Most importantly, online, your ability to provide links to compelling stories, video and other content is what keeps people coming back to you, whether it’s your website, your Facebook page, your Twitter feed, etc. etc. On the Web, no one cares whether you originated the story, but they care whether you are plugged in enough to the rest of the world to make their visit worth their while — and in this case, the “competitor” had simply posted a particularly juicy wire story.

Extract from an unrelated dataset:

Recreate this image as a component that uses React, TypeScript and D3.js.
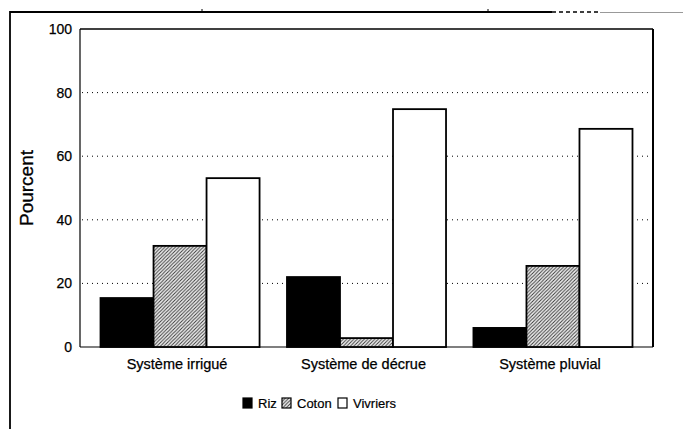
import React from "react";
import * as d3 from "d3";

const categories = ["Système irrigué", "Système de décrue", "Système pluvial"];
const seriesNames = ["Riz", "Coton", "Vivriers"];
const riz = [15.4, 22, 6];
const coton = [31.8, 2.8, 25.5];
const vivriers = [53.1, 74.8, 68.6];
const yTicks = [0, 20, 40, 60, 80, 100];
const gridTicks = [20, 40, 60, 80];
const yLabel = "Pourcent";

const W = 683;
const H = 429;
const plotL = 80;
const plotR = 653;
const plotT = 29;
const plotB = 347;

const FONT = "'Liberation Sans', Arial, sans-serif";

export default function App() {
  const x0 = d3
    .scaleBand<string>()
    .domain(categories)
    .range([plotL, plotR])
    .paddingInner(0.147)
    .paddingOuter(0.11);
  const x1 = d3.scaleBand<string>().domain(seriesNames).range([0, x0.bandwidth()]);
  const y = d3.scaleLinear().domain([0, 100]).range([plotB, plotT]);

  const seriesData = [riz, coton, vivriers];
  const fills = ["#000", "url(#hatch)", "#fff"];

  const legendX = [243, 282, 338];

  return (
    <svg
      width={W}
      height={H}
      style={{ position: "absolute", left: 0, top: 0, background: "#fff" }}
      fontFamily={FONT}
    >
      <defs>
        <pattern id="hatch" patternUnits="userSpaceOnUse" width={3.5} height={3.5}>
          <rect width={3.5} height={3.5} fill="#f2f2f2" />
          <path
            d="M-1,1 l2,-2 M0,3.5 l3.5,-3.5 M2.5,4.5 l2,-2"
            stroke="#3a3a3a"
            strokeWidth={1}
          />
        </pattern>
      </defs>

      {/* outer frame */}
      <line x1={10} y1={12} x2={552} y2={12} stroke="#000" strokeWidth={2.2} />
      <line x1={552} y1={12} x2={600} y2={12} stroke="#000" strokeWidth={1.5} strokeDasharray="4,3" />
      <line x1={600} y1={12.5} x2={683} y2={12.5} stroke="#999" strokeWidth={1} />
      <line x1={10} y1={11} x2={10} y2={429} stroke="#000" strokeWidth={1.8} />
      <line x1={202} y1={9} x2={202} y2={12} stroke="#000" strokeWidth={1} />
      <line x1={488} y1={9} x2={488} y2={12} stroke="#000" strokeWidth={1} />

      {/* gridlines */}
      {gridTicks.map((t) => (
        <line
          key={t}
          x1={plotL + 2}
          x2={plotR}
          y1={y(t)}
          y2={y(t)}
          stroke="#000"
          strokeWidth={1}
          strokeDasharray="1,4"
        />
      ))}

      {/* plot frame */}
      <line x1={plotL} y1={plotT} x2={plotR} y2={plotT} stroke="#000" strokeWidth={1.3} />
      <line x1={plotL} y1={plotT} x2={plotL} y2={plotB} stroke="#000" strokeWidth={1.2} />
      <line x1={plotR} y1={plotT} x2={plotR} y2={plotB} stroke="#000" strokeWidth={2} />
      <line x1={plotL} y1={plotB} x2={plotR} y2={plotB} stroke="#000" strokeWidth={1.2} />

      {/* bars */}
      {categories.map((c, i) => (
        <g key={c} transform={`translate(${x0(c)},0)`}>
          {seriesNames.map((s, j) => {
            const v = seriesData[j][i];
            return (
              <rect
                key={s}
                x={x1(s)}
                y={y(v)}
                width={x1.bandwidth()}
                height={y(0) - y(v)}
                fill={fills[j]}
                stroke="#000"
                strokeWidth={1.8}
              />
            );
          })}
        </g>
      ))}

      {/* y tick labels */}
      {yTicks.map((t) => (
        <text
          key={t}
          x={72}
          y={y(t)}
          dy="0.36em"
          textAnchor="end"
          fontSize={14}
          fill="#000"
          stroke="#000"
          strokeWidth={0.25}
        >
          {t}
        </text>
      ))}

      {/* y label */}
      <text
        transform={`translate(33,${(plotT + plotB) / 2}) rotate(-90)`}
        textAnchor="middle"
        fontSize={19}
        fill="#000"
        stroke="#000"
        strokeWidth={0.3}
      >
        {yLabel}
      </text>

      {/* x labels */}
      {categories.map((c) => (
        <text
          key={c}
          x={(x0(c) as number) + x0.bandwidth() / 2 - 3}
          y={369}
          textAnchor="middle"
          fontSize={14.5}
          fill="#000"
          stroke="#000"
          strokeWidth={0.25}
        >
          {c}
        </text>
      ))}

      {/* legend */}
      {seriesNames.map((s, j) => (
        <g key={s} transform={`translate(${legendX[j]},398)`}>
          <rect x={0} y={0} width={9} height={10} fill={fills[j]} stroke="#000" strokeWidth={1.2} />
          <text x={15} y={10} fontSize={13} fill="#000" stroke="#000" strokeWidth={0.2}>
            {s}
          </text>
        </g>
      ))}
    </svg>
  );
}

Second, and the reason I put the word competitor in quote marks, is that whoever is that online your competitors are not the same as they are in the world of TV and newspapers. Your competition is everyone, every site that is trying to draw the attention of anyone. People have virtually unlimited options for how to spend their time online. Even if news online only had to compete for audience with other news online, how the public defines news is broader than the traditional media. One example from MG country: A group called Charlottesville Tomorrow covers planning and development issues in that part of Virginia, and the group has a news center set up on a Typepad site. Daily Progress editor McGregor McCance recognized that the group was all over those issues in a way his staff could not be, so he entered a partnership with the group. To varying degrees, there are individuals and groups everywhere who are intensely interested in certain issues, sometimes local, sometimes not. You can’t “compete” with them, and shouldn’t try. Pick your shots where it’s important, and if someone else has something interesting but not important enough for you or your staff to divert time to it, don’t be afraid to link to it.